DATA FOR THIS EXERCISE ->
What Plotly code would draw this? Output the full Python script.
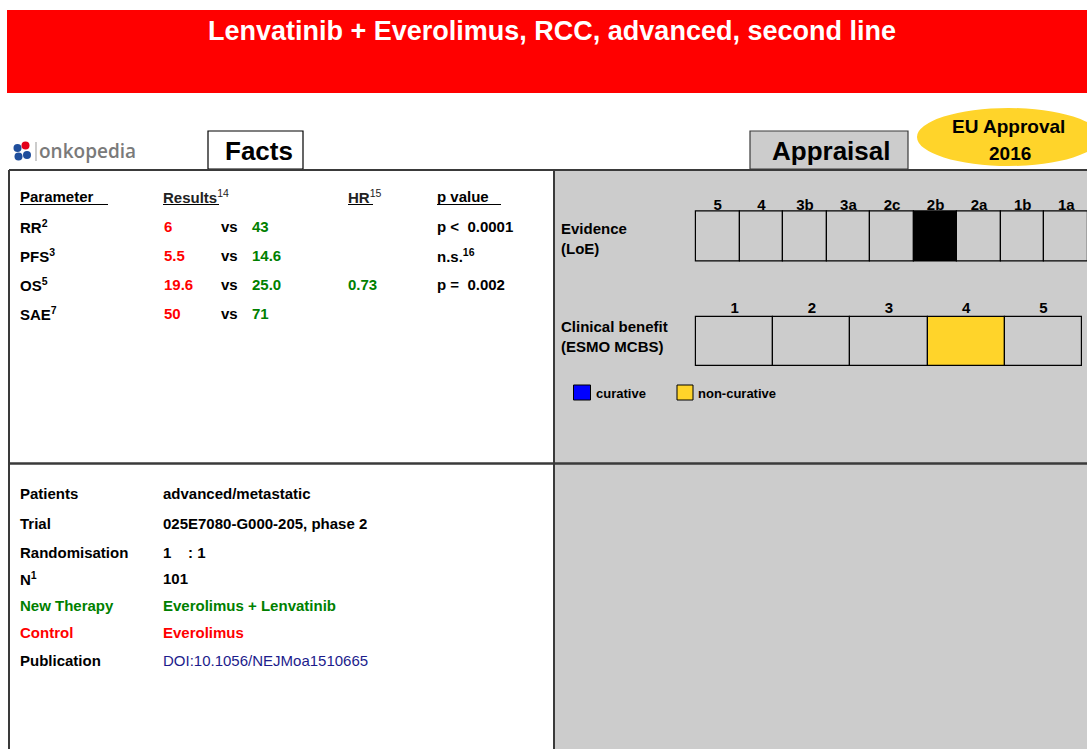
import plotly.graph_objects as go

W, H = 1087, 749
FONT = "Liberation Sans, Arial, sans-serif"
RED = "#ff0000"
GREEN = "#008000"
GRAY = "#cccccc"
YELLOW = "#ffd42a"
FRAME = "#3a3a3a"

title = "Lenvatinib + Everolimus, RCC, advanced, second line"

# Facts table
params = ["RR<sup>2</sup>", "PFS<sup>3</sup>", "OS<sup>5</sup>", "SAE<sup>7</sup>"]
control_vals = ["6", "5.5", "19.6", "50"]
therapy_vals = ["43", "14.6", "25.0", "71"]
hr_vals = ["", "", "0.73", ""]
p_vals = ["p <  0.0001", "n.s.<sup>16</sup>", "p =  0.002", ""]

# Study info
info_labels = ["Patients", "Trial", "Randomisation", "N<sup>1</sup>", "New Therapy", "Control", "Publication"]
info_values = ["advanced/metastatic", "025E7080-G000-205, phase 2", "1    : 1", "101",
               "Everolimus + Lenvatinib", "Everolimus", "DOI:10.1056/NEJMoa1510665"]
info_label_colors = ["black", "black", "black", "black", GREEN, RED, "black"]
info_value_colors = ["black", "black", "black", "black", GREEN, RED, "#1c1c8c"]

# Appraisal
loe_levels = ["5", "4", "3b", "3a", "2c", "2b", "2a", "1b", "1a"]
loe_selected = "2b"
mcbs_levels = ["1", "2", "3", "4", "5"]
mcbs_selected = "4"
approval_lines = ["EU Approval", "2016"]

fig = go.Figure()

fig.add_trace(go.Scatter(x=[0, W], y=[0, H], mode="markers", marker=dict(opacity=0),
                         hoverinfo="skip", showlegend=False, xaxis="x", yaxis="y"))

fig.add_trace(go.Bar(
    x=loe_levels, y=[1] * len(loe_levels), width=1,
    marker=dict(color=["black" if l == loe_selected else GRAY for l in loe_levels],
                line=dict(color="black", width=1.2)),
    xaxis="x2", yaxis="y2", showlegend=False, hoverinfo="skip"))

fig.add_trace(go.Bar(
    x=mcbs_levels, y=[1] * len(mcbs_levels), width=1,
    marker=dict(color=[YELLOW if l == mcbs_selected else GRAY for l in mcbs_levels],
                line=dict(color="black", width=1.2)),
    xaxis="x3", yaxis="y3", showlegend=False, hoverinfo="skip"))

shapes = []
ann = []

def txt(x, y, text, size=15, color="black", bold=True, xanchor="left", yanchor="middle",
        family=FONT, weight=None):
    t = f"<b>{text}</b>" if bold else text
    f = dict(family=family, size=size, color=color)
    if weight:
        f["weight"] = weight
    ann.append(dict(x=x, y=y, xref="x", yref="y", text=t, showarrow=False,
                    xanchor=xanchor, yanchor=yanchor, align="left" if xanchor == "left" else "center",
                    borderpad=0, borderwidth=0, font=f))

def rect(x0, y0, x1, y1, fill=None, line=None, lw=1.5, layer="below"):
    shapes.append(dict(type="rect", xref="x", yref="y", x0=x0, y0=y0, x1=x1, y1=y1,
                       fillcolor=fill if fill else "rgba(0,0,0,0)",
                       line=dict(color=line if line else "rgba(0,0,0,0)", width=lw if line else 0),
                       layer=layer))

def line(x0, y0, x1, y1, color=FRAME, lw=1.5, layer="above"):
    shapes.append(dict(type="line", xref="x", yref="y", x0=x0, y0=y0, x1=x1, y1=y1,
                       line=dict(color=color, width=lw), layer=layer))

# Banner
rect(7, 10, W + 5, 93, fill=RED)
txt(552, 31, title, size=27, color="white", xanchor="center")

# Logo
for cx, cy, r, c in [(17.5, 148, 4, "#1f4e9c"), (25.5, 145.5, 4, "#e3001b"),
                     (18.5, 156.5, 4, "#1f4e9c"), (27, 155, 4, "#1f4e9c")]:
    shapes.append(dict(type="circle", xref="x", yref="y", x0=cx - r, y0=cy - r, x1=cx + r, y1=cy + r,
                       fillcolor=c, line=dict(width=0), layer="above"))
line(36, 142, 36, 161, color="#999999", lw=1)
txt(39, 151, "onkopedia", size=19, color="#7a7a7a", bold=False,
    family="Open Sans, Liberation Sans, sans-serif", weight=600)

# Right gray panel
rect(554, 170, W + 5, H + 5, fill=GRAY)

# Facts box
rect(208, 131, 303, 169, fill="white", line="black", lw=1.2)
txt(258.5, 151, "Facts", size=26, xanchor="center")

# Appraisal box
rect(750, 131, 908, 169, fill=GRAY, line=FRAME, lw=1.2)
txt(831, 151, "Appraisal", size=26, xanchor="center")

# EU approval ellipse
shapes.append(dict(type="circle", xref="x", yref="y", x0=917, y0=108, x1=1100, y1=166,
                   fillcolor=YELLOW, line=dict(width=0), layer="below"))
txt(1008.5, 126, approval_lines[0], size=19, xanchor="center")
txt(1010, 153, approval_lines[1], size=19, xanchor="center")

# Frame lines
line(9, 170, W + 5, 170, lw=2)
line(9, 170, 9, H + 5, lw=2)
line(554, 170, 554, H + 5, lw=2)
line(9, 463.5, W + 5, 463.5, lw=2.5)

# Table header
txt(20, 196, "Parameter")
txt(163, 196, "<b>Results</b><sup>14</sup>", bold=False, color="#222222")
txt(348, 196, "<b>HR</b><sup>15</sup>", bold=False, color="#222222")
txt(437, 196, "p value")
for x0, x1 in [(20, 108), (163, 219), (348, 373), (437, 501)]:
    line(x0, 204.5, x1, 204.5, color="black", lw=1)

row_y = [226, 255, 284, 313]
for i, y in enumerate(row_y):
    txt(20, y, params[i])
    txt(164, y, control_vals[i], color=RED)
    txt(221, y, "vs")
    txt(252, y, therapy_vals[i], color=GREEN)
    if hr_vals[i]:
        txt(348, y, hr_vals[i], color=GREEN)
    if p_vals[i]:
        txt(437, y, p_vals[i])

info_y = [493, 523, 552, 578, 605, 632, 660]
for i, y in enumerate(info_y):
    txt(20, y, info_labels[i], color=info_label_colors[i])
    txt(163, y, info_values[i], color=info_value_colors[i], bold=(i != 6))

# Appraisal labels
txt(561, 238, "Evidence<br>(LoE)", size=15)
txt(561, 336, "Clinical benefit<br>(ESMO MCBS)", size=15)

# Legend
rect(573.5, 385, 590.5, 400, fill="#0000ff", line="black", lw=1, layer="above")
txt(596, 393, "curative", size=13)
rect(677, 385, 693, 400, fill=YELLOW, line="black", lw=1, layer="above")
txt(698, 393, "non-curative", size=13)

def py(p):
    return 1 - p / H

PAD = 4
loe_x0, loe_x1, loe_y0, loe_y1 = 696, 1088, 211.5, 261.5
mc_x0, mc_x1, mc_y0, mc_y1 = 696, 1082, 317, 365.5

def axis_pad(n, x0, x1):
    cw = (x1 - x0) / n
    p = PAD / cw
    return [-0.5 - p, n - 0.5 + p], [(x0 - PAD) / W, min(1, (x1 + PAD) / W)]

def yaxis_pad(y0, y1):
    h = y1 - y0
    p = PAD / h
    return [-p, 1 + p], [py(y1 + PAD), py(y0 - PAD)]

loe_xr, loe_xd = axis_pad(len(loe_levels), loe_x0, loe_x1)
mc_xr, mc_xd = axis_pad(len(mcbs_levels), mc_x0, mc_x1)
loe_yr, loe_yd = yaxis_pad(loe_y0, loe_y1)
mc_yr, mc_yd = yaxis_pad(mc_y0, mc_y1)
cw_loe = (loe_x1 - loe_x0) / len(loe_levels)
loe_xr = [loe_xr[0], loe_xr[0] + (W - (loe_x0 - PAD)) / cw_loe]

tick_common = dict(type="category", showgrid=False, zeroline=False, showline=False, ticks="",
                   side="top", tickfont=dict(family=FONT, size=15, color="black"),
                   tickprefix="<b>", ticksuffix="</b>")

fig.update_layout(
    width=W, height=H, margin=dict(l=0, r=0, t=0, b=0),
    paper_bgcolor="white", plot_bgcolor="rgba(0,0,0,0)",
    bargap=0, showlegend=False,
    xaxis=dict(range=[0, W], domain=[0, 1], visible=False, fixedrange=True),
    yaxis=dict(range=[H, 0], domain=[0, 1], visible=False, fixedrange=True),
    xaxis2=dict(domain=loe_xd, anchor="y2", range=loe_xr, ticklabelstandoff=-PAD - 2, **tick_common),
    yaxis2=dict(domain=loe_yd, anchor="x2", range=loe_yr, visible=False),
    xaxis3=dict(domain=mc_xd, anchor="y3", range=mc_xr, ticklabelstandoff=-PAD, **tick_common),
    yaxis3=dict(domain=mc_yd, anchor="x3", range=mc_yr, visible=False),
    shapes=shapes, annotations=ann,
)

fig.write_html("out.html", config={"displayModeBar": False},
               post_script="document.body.style.margin='0';document.body.style.overflow='hidden';")
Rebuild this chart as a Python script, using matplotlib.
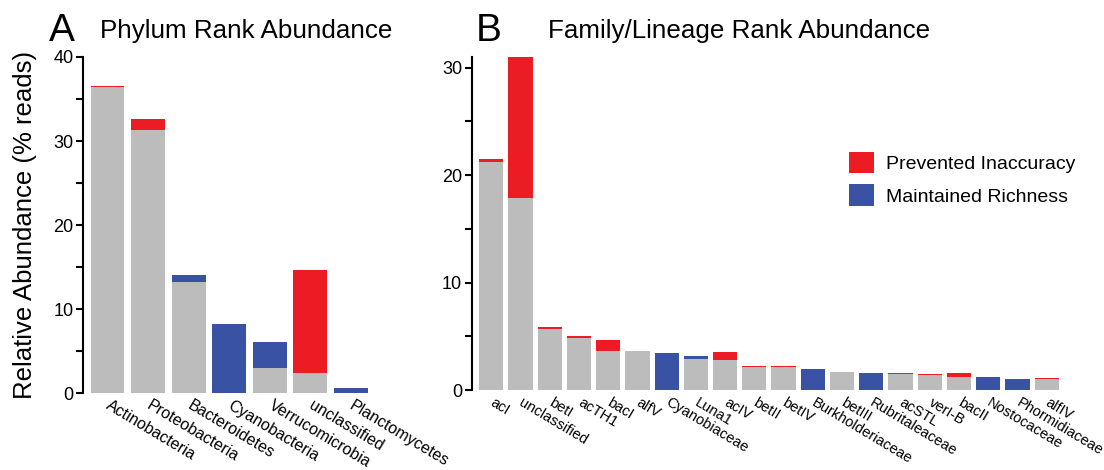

WHAT IS ASKED -> From the material above, copy each line that includes the word "Python".

RESPONSE FOR THIS EXERCISE ->
What Plotly code would draw this? Output the full Python script.
Rebuild this chart as a Python script, using matplotlib.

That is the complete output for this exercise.